En somme : croire, c’est faire durer. Faire durer dans le bon ou le mauvais sens selon les conséquences collectives de la croyance. L’homme est un être d’habitudes. Un être d’obsessions. Par facilité, il reproduit des schémas connus, quitte à s’y perdre. L’aveugle s’habituera, coûte que coûte, au noir ou au voile monochrome, car son imagination produira, par compensation, un monde parallèle foisonnant de couleurs, de formes et de lumières, accentuées par les parfums et les mélodies perçus. Il ne demande qu’à « vivre après la catastrophe ». 

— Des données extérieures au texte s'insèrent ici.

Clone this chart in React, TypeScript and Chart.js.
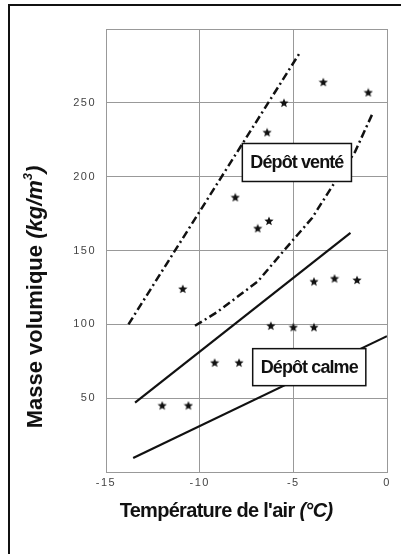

Dans le lent traumatisme du vieillissement de soi — l’esprit se devant d’être « éternellement jeune » —, la permanence affective est donc la première des nécessités. En sortant de sa solitude, en aimant et en se sachant aimé, l’homme parvient à évacuer ses peurs intérieures et prend confiance en son pouvoir de changer les choses. Pour l’être en crise — et nous sommes tous des êtres en crise dès lors que nous mettons à profit notre machine à penser —, l’amour reçu et l’amour donné sont les seules voies de la tranquillité. 

Et souvenons-nous : il n’y a aucun malheur personnel qui vaille, dans la mesure où tout malheur est une invitation à la créativité. Point de fatalité si l’on croit en la volonté. Et point de volonté si l’on croit en la fatalité. En prenant conscience de son imperfection, de sa vulnérabilité — en un mot, de sa mortalité —, l’on parvient à déceler et révéler les forces des autres. Ainsi fonctionne l’humanité : par l’échange — de sentiments, d’idées et de compétences. Pour la complémentarité idéale des êtres. Alors, ne cessons jamais de nous émerveiller ! Créons. Soignons. Admirons.